The Drawing Board is pleased to announce that our very own, Nakita Valerio, has been selected as a recipient for the Joseph-Armand Bombardier Canada Graduate Scholarship (SSHRC) and Walter H. Johns Graduate Fellowship. These awards are highly competitive, and are issued by the Social Sciences and Humanities Research Council based on excellent academic standing, research potential and contributions to society. The award comes with significant funding which will be used to fund her studies in Edmonton and research abroad. Join us in celebrating this monumental honour.
The tentative title of her thesis is: Remembering Al-Yehud Through the Shoah: Pedagogical Approaches to Teaching the Holocaust and Jewishness Among Contemporary Moroccan Muslims
Nakita’s research topic can be read about below:
Prior to the Second World War, Morocco’s Jewish community numbered 240,000 and was one of the largest and oldest populations of Jews in the Arab world. Today, less than 3,000 Moroccan Jews remain and the memory of them is rapidly fading among the younger generations of Muslims. Historians focused on Moroccan Jewish-Muslim relations have been preoccupied with the internal politics of nationalism and Zionism. (Boum,2011; Baida,2011; Maddy-Weitzman & Ben-Layashi,2010) The historiographical silence on the role of the Holocaust in raising fear among Moroccan Jews, possibly stimulating their unprecedented exodus, is the result of current Holocaust “amnesia” among Muslims today – on whom these authors tend to rely for their ethnographic research.
Given my experience teaching in Morocco for three years, I found that Holocaust denial in private schools was a recurring phenomenon across the country – something corroborated by the Anne Frank House working towards tolerance and Holocaust education in Morocco. (Polak,2010) The current, widespread denial among Moroccan Muslim youth is at odds with growing Jewish-Muslim communication in online forums (Boum,2014), growing cultural representations of Jews (Kosansky, Boum,2012) and especially, the stance of the Moroccan State, which is vocal about distinguishing between the Holocaust and “the tragedy of the Middle East” – meaning the Israeli-Palestinian conflict, as stated by Jewish advisor to the King, Andre Azoulay (Daily Herald,2009).
The State is focused on reintegrating Jewishness into the national narrative, establishing festivals of Jewish-Muslim interaction and issuing a call for the Jewish diaspora to return home. (Boum,2010; Bruneau,2015) However, until private education programs which allow for Holocaust denial are assessed and addressed, the project of reviving Moroccan Jewishness will be unlikely to have the effect desired by the monarchy. For youth, the reasons to deny the Holocaust are influenced by their lack of direct experience with Jews: it is perceived as part of a Jewish world conspiracy, which they find in widely circulated translations of The Protocols of the Elders of Zion.

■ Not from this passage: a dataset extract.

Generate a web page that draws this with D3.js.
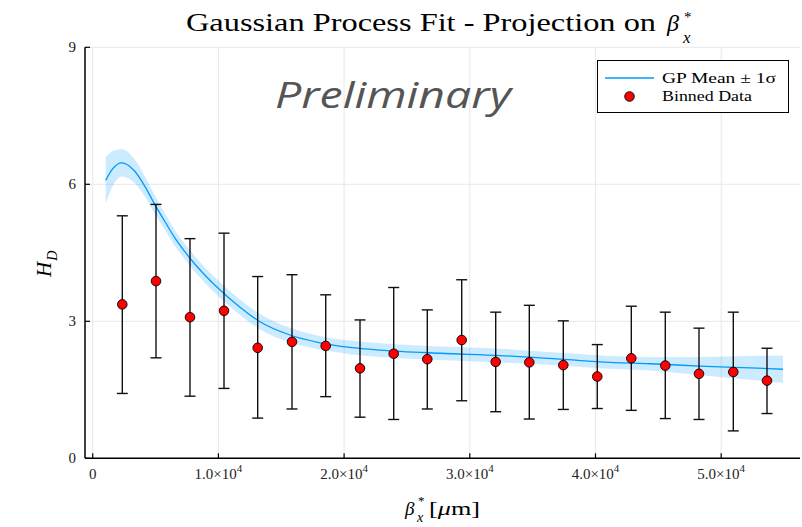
<!DOCTYPE html>
<html>
<head>
<meta charset="utf-8">
<script src="https://cdn.jsdelivr.net/npm/d3@7"></script>
<style>
  body { margin: 0; background: #fff; }
  text { font-family: "Liberation Serif", "DejaVu Serif", serif; }
</style>
</head>
<body>
<div id="chart"></div>
<script>
// binned data
var binX  = [2355, 5036, 7740, 10446, 13126, 15855, 18536, 21265, 23946, 26619, 29356, 32061, 34734, 37439, 40143, 42848, 45553, 48234, 50963, 53644];
var binY  = [3.37, 3.88, 3.09, 3.23, 2.42, 2.55, 2.46, 1.97, 2.29, 2.17, 2.59, 2.11, 2.10, 2.04, 1.79, 2.19, 2.03, 1.85, 1.89, 1.70];
var binLo = [1.42, 2.20, 1.36, 1.53, 0.88, 1.08, 1.35, 0.90, 0.85, 1.08, 1.26, 1.02, 0.86, 1.07, 1.09, 1.05, 0.87, 0.85, 0.60, 0.98];
var binHi = [5.31, 5.56, 4.81, 4.93, 3.98, 4.02, 3.58, 3.03, 3.74, 3.25, 3.91, 3.20, 3.35, 3.01, 2.49, 3.33, 3.20, 2.85, 3.20, 2.41];

// GP mean and sigma
var gpX     = [1034, 1615, 2307, 3365, 4161, 4956, 5752, 6548, 7343, 8139, 8934, 9730, 11719, 13309, 15696, 18083, 20469, 22856, 27629, 32403, 37176, 41154, 44336, 48314, 52291, 54917];
var gpMean  = [6.09, 6.35, 6.47, 6.28, 5.95, 5.55, 5.18, 4.82, 4.52, 4.25, 4.01, 3.79, 3.31, 2.99, 2.70, 2.53, 2.43, 2.37, 2.30, 2.25, 2.17, 2.10, 2.07, 2.02, 1.98, 1.95];
var gpSigma = [0.51, 0.38, 0.30, 0.26, 0.22, 0.20, 0.18, 0.17, 0.17, 0.17, 0.17, 0.17, 0.17, 0.17, 0.16, 0.15, 0.15, 0.15, 0.15, 0.15, 0.14, 0.14, 0.15, 0.20, 0.26, 0.30];

var xTicks = [0, 10000, 20000, 30000, 40000, 50000];
var xTickMant = ["0", "1.0", "2.0", "3.0", "4.0", "5.0"];
var yTicks = [0, 3, 6, 9];

var width = 802, height = 527;
var pLeft = 85, pRight = 800, pTop = 47.3, pBottom = 458.3;
var blue = "#009afa";

var svg = d3.select("#chart").append("svg").attr("width", width).attr("height", height);

var x = d3.scaleLinear().domain([-613, 56270]).range([pLeft, pRight]);
var y = d3.scaleLinear().domain([0, 9]).range([pBottom, pTop]);

// grid
svg.append("g").selectAll("line").data(xTicks).enter().append("line")
    .attr("x1", function(d) { return x(d); }).attr("x2", function(d) { return x(d); })
    .attr("y1", pTop).attr("y2", pBottom)
    .attr("stroke", "#e8e8e8").attr("stroke-width", 1);
svg.append("g").selectAll("line").data(yTicks).enter().append("line")
    .attr("x1", pLeft).attr("x2", pRight)
    .attr("y1", function(d) { return y(d); }).attr("y2", function(d) { return y(d); })
    .attr("stroke", "#e8e8e8").attr("stroke-width", 1);

// GP band + mean
var gp = gpX.map(function(d, i) { return {x: d, m: gpMean[i], s: gpSigma[i]}; });
var band = d3.area().curve(d3.curveMonotoneX)
    .x(function(d) { return x(d.x); })
    .y0(function(d) { return y(d.m - d.s); })
    .y1(function(d) { return y(d.m + d.s); });
svg.append("path").datum(gp).attr("d", band).attr("fill", blue).attr("fill-opacity", 0.2);
var line = d3.line().curve(d3.curveMonotoneX)
    .x(function(d) { return x(d.x); })
    .y(function(d) { return y(d.m); });
svg.append("path").datum(gp).attr("d", line).attr("fill", "none").attr("stroke", blue).attr("stroke-width", 1.3);

// error bars
var bins = binX.map(function(d, i) { return {x: d, y: binY[i], lo: binLo[i], hi: binHi[i]}; });
var eb = svg.append("g").attr("stroke", "#111").attr("stroke-width", 1.4);
bins.forEach(function(d) {
    var cx = x(d.x);
    eb.append("line").attr("x1", cx).attr("x2", cx).attr("y1", y(d.lo)).attr("y2", y(d.hi));
    eb.append("line").attr("x1", cx - 5.5).attr("x2", cx + 5.5).attr("y1", y(d.lo)).attr("y2", y(d.lo));
    eb.append("line").attr("x1", cx - 5.5).attr("x2", cx + 5.5).attr("y1", y(d.hi)).attr("y2", y(d.hi));
});
svg.append("g").selectAll("circle").data(bins).enter().append("circle")
    .attr("cx", function(d) { return x(d.x); })
    .attr("cy", function(d) { return y(d.y); })
    .attr("r", 4.8)
    .attr("fill", "#ff0000").attr("stroke", "#000").attr("stroke-width", 0.9);

// axes (spines + inward ticks)
var ax = svg.append("g").attr("stroke", "#000");
ax.append("line").attr("x1", pLeft).attr("x2", pRight).attr("y1", pBottom).attr("y2", pBottom).attr("stroke-width", 1.5);
ax.append("line").attr("x1", pLeft).attr("x2", pLeft).attr("y1", pTop).attr("y2", pBottom).attr("stroke-width", 1.5);
xTicks.forEach(function(d) {
    ax.append("line").attr("x1", x(d)).attr("x2", x(d)).attr("y1", pBottom).attr("y2", pBottom - 5).attr("stroke-width", 1.2);
});
yTicks.forEach(function(d) {
    ax.append("line").attr("x1", pLeft).attr("x2", pLeft + 5).attr("y1", y(d)).attr("y2", y(d)).attr("stroke-width", 1.2);
});

// tick labels
svg.append("g").selectAll("text").data(yTicks).enter().append("text")
    .attr("x", 76).attr("y", function(d) { return y(d) + 5; })
    .attr("text-anchor", "end").attr("font-size", 15).attr("fill", "#222")
    .text(function(d) { return d; });

xTicks.forEach(function(d, i) {
    var t = svg.append("text").attr("x", x(d)).attr("y", 479)
        .attr("text-anchor", "middle").attr("font-size", 15).attr("fill", "#222");
    if (d === 0) { t.text("0"); return; }
    t.append("tspan").text(xTickMant[i] + "\u00d710");
    t.append("tspan").attr("dy", -7).attr("font-size", 11).text("4");
});

// title
svg.append("text").attr("x", 186).attr("y", 31).attr("font-size", 25)
    .attr("textLength", 470).attr("lengthAdjust", "spacingAndGlyphs")
    .text("Gaussian Process Fit - Projection on");
svg.append("text").attr("x", 667).attr("y", 31).attr("font-size", 24).attr("font-style", "italic").text("\u03b2");
svg.append("text").attr("x", 684).attr("y", 22).attr("font-size", 15).text("*");
svg.append("text").attr("x", 683).attr("y", 43).attr("font-size", 17).attr("font-style", "italic").text("x");

// x axis label
svg.append("text").attr("x", 405).attr("y", 515).attr("font-size", 19).attr("font-style", "italic").text("\u03b2");
svg.append("text").attr("x", 418).attr("y", 505).attr("font-size", 13).text("*");
svg.append("text").attr("x", 417).attr("y", 522).attr("font-size", 14).attr("font-style", "italic").text("x");
var xl = svg.append("text").attr("x", 429).attr("y", 515).attr("font-size", 19)
    .attr("textLength", 51).attr("lengthAdjust", "spacingAndGlyphs");
xl.append("tspan").text("[");
xl.append("tspan").attr("font-style", "italic").text("\u03bc");
xl.append("tspan").text("m]");

// y axis label
var yl = svg.append("text").attr("transform", "translate(51,277) rotate(-90)").attr("font-size", 21).attr("font-style", "italic");
yl.append("tspan").text("H");
yl.append("tspan").attr("dy", 6).attr("dx", 1).attr("font-size", 14).text("D");

// watermark
svg.append("text").attr("x", 275).attr("y", 108)
    .attr("font-style", "italic").attr("font-size", 36)
    .attr("textLength", 236).attr("lengthAdjust", "spacingAndGlyphs")
    .attr("fill", "#555").text("Preliminary")
    .style("font-family", "'Open Sans', sans-serif");

// legend
var lg = svg.append("g");
lg.append("rect").attr("x", 597.5).attr("y", 60.5).attr("width", 191).attr("height", 52)
    .attr("fill", "#fff").attr("stroke", "#000").attr("stroke-width", 1);
lg.append("line").attr("x1", 605).attr("x2", 654).attr("y1", 78).attr("y2", 78).attr("stroke", blue).attr("stroke-width", 1.3);
lg.append("text").attr("x", 662).attr("y", 83).attr("font-size", 15)
    .attr("textLength", 114).attr("lengthAdjust", "spacingAndGlyphs").text("GP Mean \u00b1 1\u03c3");
lg.append("circle").attr("cx", 629.5).attr("cy", 96.5).attr("r", 4.8).attr("fill", "#ff0000").attr("stroke", "#000").attr("stroke-width", 0.9);
lg.append("text").attr("x", 662).attr("y", 101).attr("font-size", 15)
    .attr("textLength", 90).attr("lengthAdjust", "spacingAndGlyphs").text("Binned Data");
</script>
</body>
</html>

I found that my own students had acquired copies of this text from their private-school history teachers who had also taught the children that The Diary of Anne Frank was fabricated. One of Boum’s interviewees, Said, affirms that the number of Holocaust deaths and the event as a whole were openly questioned by his private school teachers. (Boum, 2013)
The Holocaust, for Moroccan youth, can be imagined as a false commodity employed by Jewish conspirers to gain geopolitical favours for Israel from Western powers. The degree to which denial-legitimizing narratives are coming out of Moroccan schools (especially private ones, which are growing in number, and where programs are unregulated) remains to be explored. Thus, I ask: How is the Holocaust remembered by Moroccan Muslims today? How is this memory affected by private education and politics? How does this memory affect the overall remembering of Jews and ongoing relations between the two groups?
This research will contribute to ongoing debates on the memory of the Holocaust in general, the memory of Jews among Muslims, the role of education in shaping social memory, and the continuous rewriting of Muslim-Jewish relations in Morocco. Additionally, I anticipate that this will spark more scholarly debate regarding the representation of the Holocaust in the Islamic world and its use as a political-social tool in the era of conflict.